Job:
Repeat the listing that follows, character for character, minus the pictures.
--
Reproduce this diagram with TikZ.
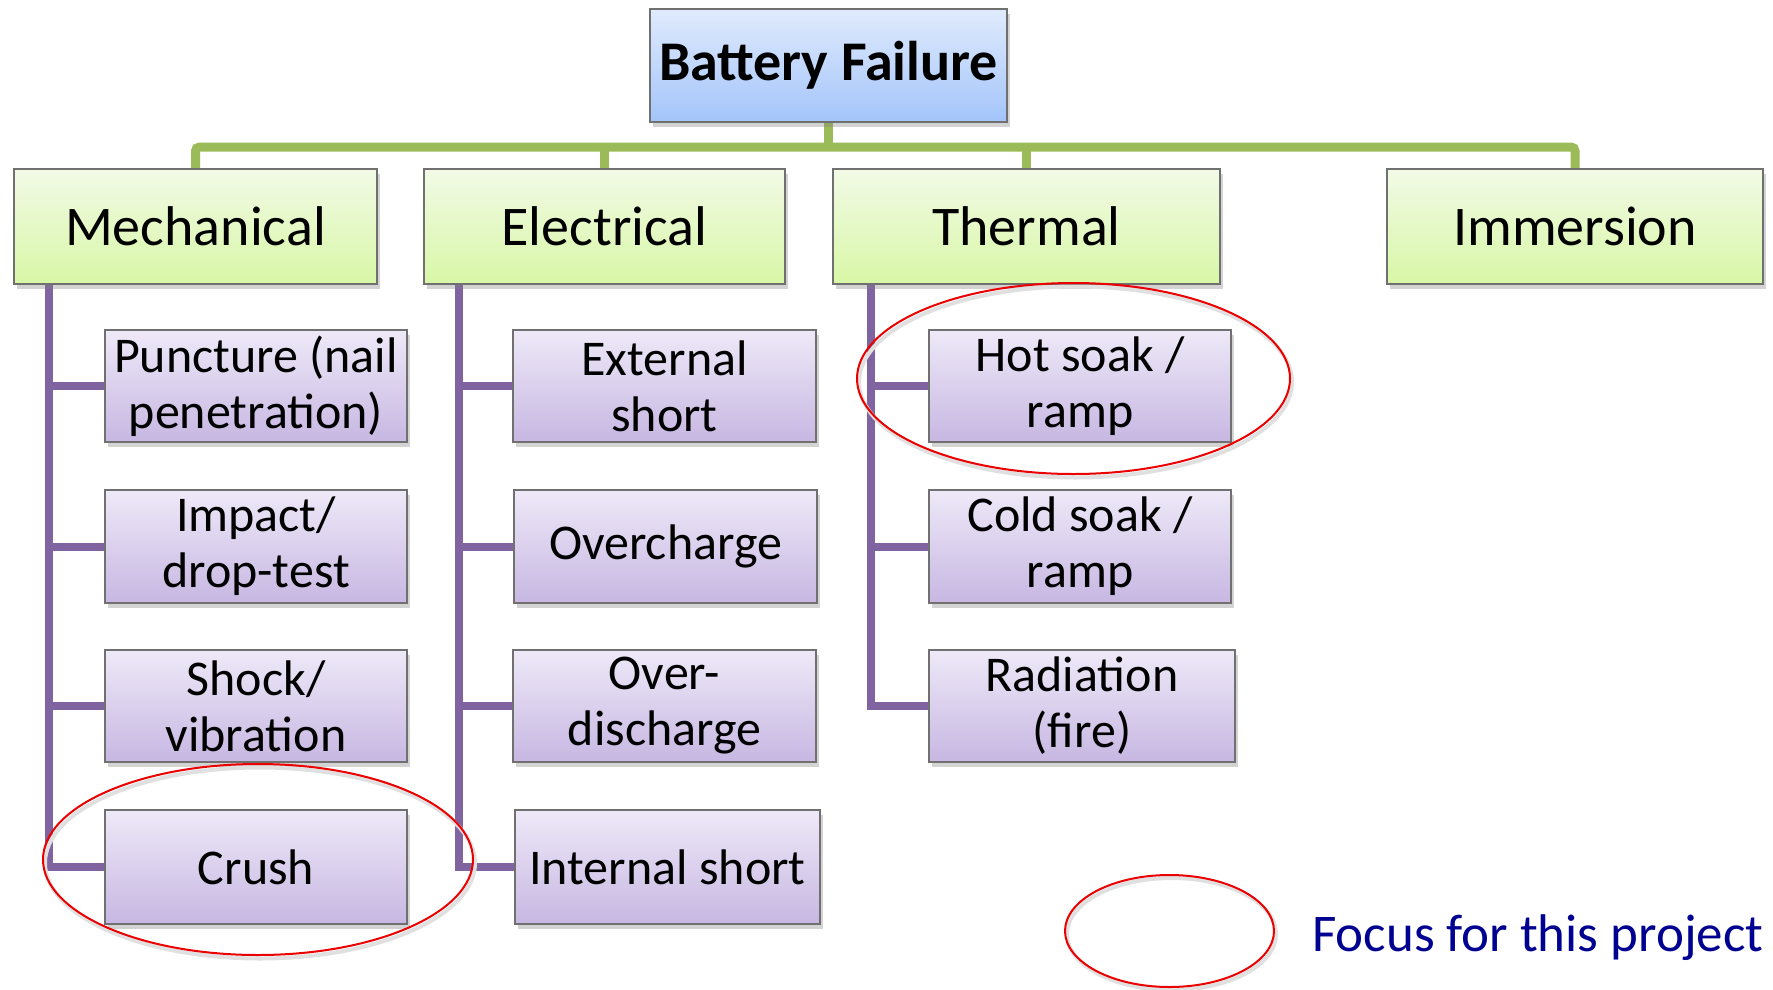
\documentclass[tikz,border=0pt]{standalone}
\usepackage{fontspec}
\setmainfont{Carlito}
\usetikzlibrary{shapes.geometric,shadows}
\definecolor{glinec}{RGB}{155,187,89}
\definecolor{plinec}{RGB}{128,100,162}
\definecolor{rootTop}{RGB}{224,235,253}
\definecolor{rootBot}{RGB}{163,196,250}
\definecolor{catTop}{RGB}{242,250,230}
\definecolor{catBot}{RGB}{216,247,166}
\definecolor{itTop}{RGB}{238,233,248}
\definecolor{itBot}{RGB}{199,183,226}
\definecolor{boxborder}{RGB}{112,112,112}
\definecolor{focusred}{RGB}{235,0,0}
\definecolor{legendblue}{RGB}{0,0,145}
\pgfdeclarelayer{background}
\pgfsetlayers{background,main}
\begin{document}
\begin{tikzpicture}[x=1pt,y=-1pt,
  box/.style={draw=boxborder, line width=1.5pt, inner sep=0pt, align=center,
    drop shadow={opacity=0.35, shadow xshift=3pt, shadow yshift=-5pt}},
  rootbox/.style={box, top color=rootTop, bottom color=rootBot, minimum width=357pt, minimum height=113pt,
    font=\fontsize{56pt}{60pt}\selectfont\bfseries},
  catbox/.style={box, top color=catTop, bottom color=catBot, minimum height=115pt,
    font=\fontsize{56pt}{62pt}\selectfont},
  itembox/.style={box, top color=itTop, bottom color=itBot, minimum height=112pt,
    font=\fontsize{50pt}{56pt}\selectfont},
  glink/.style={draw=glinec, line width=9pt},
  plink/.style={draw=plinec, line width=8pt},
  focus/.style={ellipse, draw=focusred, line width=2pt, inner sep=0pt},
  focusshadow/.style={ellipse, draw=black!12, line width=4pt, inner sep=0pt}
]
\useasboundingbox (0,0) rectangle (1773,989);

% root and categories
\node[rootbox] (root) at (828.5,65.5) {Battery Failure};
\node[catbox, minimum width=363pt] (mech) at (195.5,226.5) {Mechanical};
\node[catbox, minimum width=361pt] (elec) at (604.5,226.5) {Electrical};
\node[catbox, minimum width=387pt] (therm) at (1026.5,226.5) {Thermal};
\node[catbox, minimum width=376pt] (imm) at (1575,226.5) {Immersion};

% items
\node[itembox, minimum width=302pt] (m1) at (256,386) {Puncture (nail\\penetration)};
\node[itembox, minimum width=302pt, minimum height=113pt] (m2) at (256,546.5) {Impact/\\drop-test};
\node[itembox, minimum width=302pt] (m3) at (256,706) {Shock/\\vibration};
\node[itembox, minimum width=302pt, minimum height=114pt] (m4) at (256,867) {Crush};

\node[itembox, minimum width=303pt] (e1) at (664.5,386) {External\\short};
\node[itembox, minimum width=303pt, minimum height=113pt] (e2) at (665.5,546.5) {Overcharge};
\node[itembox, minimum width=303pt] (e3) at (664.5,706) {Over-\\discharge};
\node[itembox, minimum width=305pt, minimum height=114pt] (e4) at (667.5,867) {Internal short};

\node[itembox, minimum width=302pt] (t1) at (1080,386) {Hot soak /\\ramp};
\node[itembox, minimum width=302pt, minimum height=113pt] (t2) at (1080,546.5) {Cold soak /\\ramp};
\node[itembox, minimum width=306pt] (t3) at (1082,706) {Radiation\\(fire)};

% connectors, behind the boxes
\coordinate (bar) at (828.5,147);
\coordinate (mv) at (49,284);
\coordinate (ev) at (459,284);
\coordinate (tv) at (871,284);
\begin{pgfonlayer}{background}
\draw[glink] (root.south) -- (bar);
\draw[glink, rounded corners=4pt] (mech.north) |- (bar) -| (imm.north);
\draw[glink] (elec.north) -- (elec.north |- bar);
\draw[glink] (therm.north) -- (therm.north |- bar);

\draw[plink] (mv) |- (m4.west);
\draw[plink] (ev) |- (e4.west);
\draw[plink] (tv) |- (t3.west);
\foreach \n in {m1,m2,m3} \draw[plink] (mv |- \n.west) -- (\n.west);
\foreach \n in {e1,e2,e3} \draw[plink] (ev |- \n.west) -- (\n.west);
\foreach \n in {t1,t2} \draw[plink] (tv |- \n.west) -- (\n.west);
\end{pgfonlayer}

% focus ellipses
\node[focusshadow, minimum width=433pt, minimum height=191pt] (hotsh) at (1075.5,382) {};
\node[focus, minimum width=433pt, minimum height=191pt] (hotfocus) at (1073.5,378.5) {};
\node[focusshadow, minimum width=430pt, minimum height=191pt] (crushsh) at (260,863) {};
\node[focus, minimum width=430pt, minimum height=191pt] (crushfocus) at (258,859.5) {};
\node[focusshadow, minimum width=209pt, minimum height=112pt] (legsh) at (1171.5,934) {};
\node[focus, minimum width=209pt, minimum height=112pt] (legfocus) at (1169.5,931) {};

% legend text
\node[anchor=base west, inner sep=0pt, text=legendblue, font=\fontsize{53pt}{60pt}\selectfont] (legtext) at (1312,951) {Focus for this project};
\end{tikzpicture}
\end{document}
--
Solution below:
Reproduce this diagram with TikZ.
\documentclass[tikz,border=0pt]{standalone}
\usepackage{fontspec}
\setmainfont{Carlito}
\usetikzlibrary{shapes.geometric,shadows}
\definecolor{glinec}{RGB}{155,187,89}
\definecolor{plinec}{RGB}{128,100,162}
\definecolor{rootTop}{RGB}{224,235,253}
\definecolor{rootBot}{RGB}{163,196,250}
\definecolor{catTop}{RGB}{242,250,230}
\definecolor{catBot}{RGB}{216,247,166}
\definecolor{itTop}{RGB}{238,233,248}
\definecolor{itBot}{RGB}{199,183,226}
\definecolor{boxborder}{RGB}{112,112,112}
\definecolor{focusred}{RGB}{235,0,0}
\definecolor{legendblue}{RGB}{0,0,145}
\pgfdeclarelayer{background}
\pgfsetlayers{background,main}
\begin{document}
\begin{tikzpicture}[x=1pt,y=-1pt,
  box/.style={draw=boxborder, line width=1.5pt, inner sep=0pt, align=center,
    drop shadow={opacity=0.35, shadow xshift=3pt, shadow yshift=-5pt}},
  rootbox/.style={box, top color=rootTop, bottom color=rootBot, minimum width=357pt, minimum height=113pt,
    font=\fontsize{56pt}{60pt}\selectfont\bfseries},
  catbox/.style={box, top color=catTop, bottom color=catBot, minimum height=115pt,
    font=\fontsize{56pt}{62pt}\selectfont},
  itembox/.style={box, top color=itTop, bottom color=itBot, minimum height=112pt,
    font=\fontsize{50pt}{56pt}\selectfont},
  glink/.style={draw=glinec, line width=9pt},
  plink/.style={draw=plinec, line width=8pt},
  focus/.style={ellipse, draw=focusred, line width=2pt, inner sep=0pt},
  focusshadow/.style={ellipse, draw=black!12, line width=4pt, inner sep=0pt}
]
\useasboundingbox (0,0) rectangle (1773,989);

% root and categories
\node[rootbox] (root) at (828.5,65.5) {Battery Failure};
\node[catbox, minimum width=363pt] (mech) at (195.5,226.5) {Mechanical};
\node[catbox, minimum width=361pt] (elec) at (604.5,226.5) {Electrical};
\node[catbox, minimum width=387pt] (therm) at (1026.5,226.5) {Thermal};
\node[catbox, minimum width=376pt] (imm) at (1575,226.5) {Immersion};

% items
\node[itembox, minimum width=302pt] (m1) at (256,386) {Puncture (nail\\penetration)};
\node[itembox, minimum width=302pt, minimum height=113pt] (m2) at (256,546.5) {Impact/\\drop-test};
\node[itembox, minimum width=302pt] (m3) at (256,706) {Shock/\\vibration};
\node[itembox, minimum width=302pt, minimum height=114pt] (m4) at (256,867) {Crush};

\node[itembox, minimum width=303pt] (e1) at (664.5,386) {External\\short};
\node[itembox, minimum width=303pt, minimum height=113pt] (e2) at (665.5,546.5) {Overcharge};
\node[itembox, minimum width=303pt] (e3) at (664.5,706) {Over-\\discharge};
\node[itembox, minimum width=305pt, minimum height=114pt] (e4) at (667.5,867) {Internal short};

\node[itembox, minimum width=302pt] (t1) at (1080,386) {Hot soak /\\ramp};
\node[itembox, minimum width=302pt, minimum height=113pt] (t2) at (1080,546.5) {Cold soak /\\ramp};
\node[itembox, minimum width=306pt] (t3) at (1082,706) {Radiation\\(fire)};

% connectors, behind the boxes
\coordinate (bar) at (828.5,147);
\coordinate (mv) at (49,284);
\coordinate (ev) at (459,284);
\coordinate (tv) at (871,284);
\begin{pgfonlayer}{background}
\draw[glink] (root.south) -- (bar);
\draw[glink, rounded corners=4pt] (mech.north) |- (bar) -| (imm.north);
\draw[glink] (elec.north) -- (elec.north |- bar);
\draw[glink] (therm.north) -- (therm.north |- bar);

\draw[plink] (mv) |- (m4.west);
\draw[plink] (ev) |- (e4.west);
\draw[plink] (tv) |- (t3.west);
\foreach \n in {m1,m2,m3} \draw[plink] (mv |- \n.west) -- (\n.west);
\foreach \n in {e1,e2,e3} \draw[plink] (ev |- \n.west) -- (\n.west);
\foreach \n in {t1,t2} \draw[plink] (tv |- \n.west) -- (\n.west);
\end{pgfonlayer}

% focus ellipses
\node[focusshadow, minimum width=433pt, minimum height=191pt] (hotsh) at (1075.5,382) {};
\node[focus, minimum width=433pt, minimum height=191pt] (hotfocus) at (1073.5,378.5) {};
\node[focusshadow, minimum width=430pt, minimum height=191pt] (crushsh) at (260,863) {};
\node[focus, minimum width=430pt, minimum height=191pt] (crushfocus) at (258,859.5) {};
\node[focusshadow, minimum width=209pt, minimum height=112pt] (legsh) at (1171.5,934) {};
\node[focus, minimum width=209pt, minimum height=112pt] (legfocus) at (1169.5,931) {};

% legend text
\node[anchor=base west, inner sep=0pt, text=legendblue, font=\fontsize{53pt}{60pt}\selectfont] (legtext) at (1312,951) {Focus for this project};
\end{tikzpicture}
\end{document}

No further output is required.